In her recent pastoral message responding to Dobbs, ELCA Presiding Bishop Elizabeth Eaton draws attention to the ELCA social statement on abortion, adopted more than thirty years ago. As with Jewish tradition, our church agrees that, while recognizing the ethical and social complexities of the issue, a woman should have a legal right to abortion. The questions around making such a decision are often difficult and complicated but the question of whether a woman has the freedom to make such a decision is not. Eaton writes:
As presiding bishop, I want to remind this church that, despite this new legal landscape, we continue to depend on our social teaching for guidance. Our social statement provides the moral framework for our church’s communal discernment and ministry, holding in tension both the strong Christian presumption to preserve and protect all life as well as the complex moral situations in which pregnancy sometimes occurs. Our social teaching is complex and does not hew to clear categories or labels such as “pro-abortion” or “anti-abortion.”
That complexity is reflected in several points. The statement recognizes that pregnant persons have moral agency; they are the ones to make decisions about a pregnancy (see pp. 5-6). This church and its ministers trust them to decide but expect them to make such decisions in relationship—with God, self, partner, family, ministers and others.
As anyone who learned his catechisms knows, Martin Luther had clear moral and ethical views. Nonetheless, in specific instances his approach was always pastoral, grounded in the supremacy of grace in all things. The complex difficulties that may surround pregnancy make the wisdom and compassion of such an approach obvious.
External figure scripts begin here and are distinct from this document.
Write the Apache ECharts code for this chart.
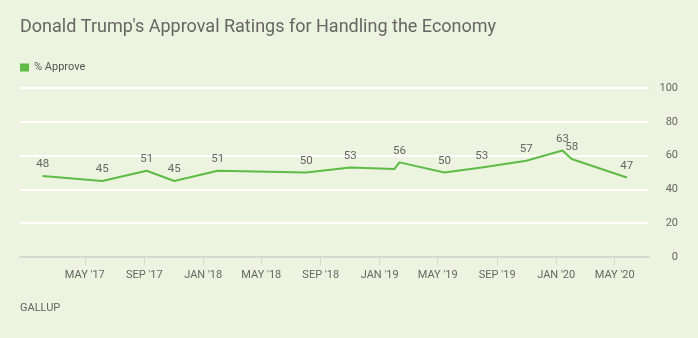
<!DOCTYPE html>
<html>
<head>
<meta charset="utf-8">
<script src="https://cdn.jsdelivr.net/npm/echarts@6/dist/echarts.min.js"></script>
<style>
html,body{margin:0;padding:0;background:#ECF3DE;}
#c{width:698px;height:338px;}
</style>
</head>
<body>
<div id="c"></div>
<script>
// Data
var dates = ['2017-02-03','2017-06-06','2017-09-06','2017-11-02','2018-01-31','2018-08-02','2018-11-01','2019-01-31','2019-02-11','2019-05-15','2019-07-31','2019-10-31','2020-01-14','2020-02-02','2020-05-26'];
var approve = [48,45,51,45,51,50,53,52,56,50,53,57,63,58,47];
var showLabel = [true,true,true,true,true,true,true,false,true,true,true,true,true,true,true];
var tickDates = ['2017-05-01','2017-09-01','2018-01-01','2018-05-01','2018-09-01','2019-01-01','2019-05-01','2019-09-01','2020-01-01','2020-05-01'];
var monthNames = ['JAN','FEB','MAR','APR','MAY','JUN','JUL','AUG','SEP','OCT','NOV','DEC'];
var yTicks = [0,20,40,60,80,100];

function ts(s){var p=s.split('-');return Date.UTC(+p[0],+p[1]-1,+p[2]);}
var tickTs = tickDates.map(ts);
var seriesData = dates.map(function(d,i){
  return {value:[ts(d),approve[i]], label:{show:showLabel[i]}};
});

var chart = echarts.init(document.getElementById('c'), null, {renderer:'canvas'});
var txt = '#666666';
var green = '#5DBB46';
chart.setOption({
  animation:false,
  backgroundColor:'#ECF3DE',
  textStyle:{fontFamily:'Roboto'},
  title:{
    text:"Donald Trump's Approval Ratings for Handling the Economy",
    left:20, top:18, padding:0,
    textStyle:{fontFamily:'Roboto',fontSize:18,fontWeight:'normal',color:'#666666',lineHeight:18}
  },
  legend:{
    left:20, top:62, padding:0,
    itemWidth:9, itemHeight:8, itemGap:10,
    icon:'rect',
    textStyle:{fontFamily:'Roboto',fontSize:11,color:'#555555'},
    data:[{name:'% Approve'}]
  },
  graphic:[{
    type:'text', left:20, top:303,
    style:{text:'GALLUP', fontFamily:'Roboto', fontSize:11, fill:'#666666'}
  }],
  grid:{left:20, right:49, top:88, bottom:81, containLabel:false},
  xAxis:{
    type:'value',
    min:ts('2016-12-18'), max:ts('2020-07-11'),
    axisLine:{show:true, lineStyle:{color:'#D6D9D0', width:2}},
    axisTick:{show:true, customValues:tickTs, length:8, lineStyle:{color:'#D6D9D0', width:1}},
    axisLabel:{
      customValues:tickTs, color:txt, fontSize:11, fontFamily:'Roboto', margin:13,
      formatter:function(v){var d=new Date(v);return monthNames[d.getUTCMonth()]+" '"+String(d.getUTCFullYear()).slice(2);}
    },
    splitLine:{show:false}
  },
  yAxis:{
    type:'value', position:'right', min:yTicks[0], max:yTicks[yTicks.length-1], interval:20,
    axisLine:{show:false}, axisTick:{show:false},
    axisLabel:{color:txt, fontSize:11, fontFamily:'Roboto', align:'right', margin:29},
    splitLine:{show:true, lineStyle:{color:'#FFFFFF', width:2}}
  },
  series:[{
    name:'% Approve', type:'line', data:seriesData,
    symbol:'circle', symbolSize:1,
    itemStyle:{color:green},
    lineStyle:{color:green, width:2},
    label:{show:true, position:'top', distance:5, color:txt, fontSize:11.5, fontFamily:'Roboto'},
    emphasis:{disabled:true}
  }]
});
</script>
</body>
</html>
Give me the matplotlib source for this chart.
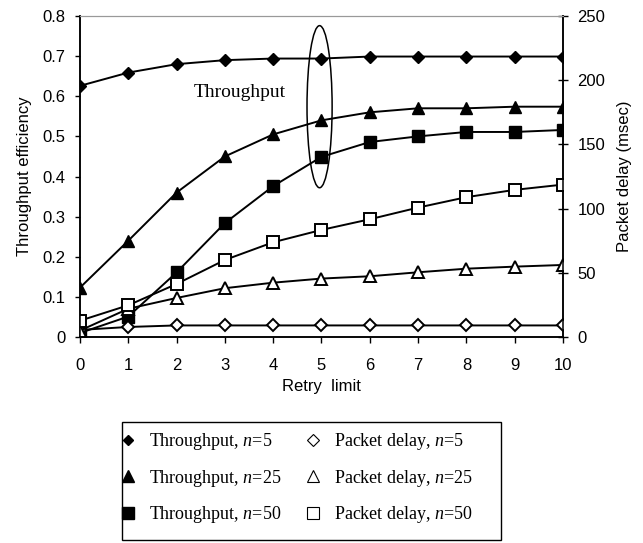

Luther understood that life often presents us with ambiguous situations where the “right” choice is not clear, and the information needed to make such a choice is unavailable. Recognition of our limitations and frailties is what led to Luther’s famous teaching to “love God and sin boldly.”
That the Dobbs decision is motivated by political rather than ethical or social concerns is obvious. Once again people’s lives will be victims of the political football game that increasingly constitutes governance in this country. Women, children, families, and communities will all be hurt by this action. And once again it will be the poor who bear the greatest burden. The response of caring people then, as always, will be to treat with compassion those in need. Again, from Eaton’s message:
As we live into this new legal framework, we can respond to and minister in the current situation, for instance, by ministering to individuals who seek abortions; advocating for laws that provide free or affordable health care, child care and education; providing and promoting sex education; continuing to be a community of discernment where thoughtful and diverse perspectives can be shared and heard; and advocating for state laws that provide legal, safe and affordable abortions, and against legislation that would outlaw abortion in all circumstances (p. 9).
In conclusion, Eaton reminds us that violence and hatred have no place in this dispute. Today it is easy to fall into dualistic and divisive black-and-white, good guys vs. bad guys thinking and discourse. In this instance, our political process has failed and all parties bear responsibility. Until this is resolved, our calling is, as Luther says, to be Christ for our neighbor, bearing God’s love to all people, in all circumstances. As Eaton writes:
Let us be instruments for peace where there is none. Let us listen to one another. Let us serve the needs of neighbors in all the complexities life presents. God calls us to be for others, just as God in Christ is for us.
Blessings in your life and ministry.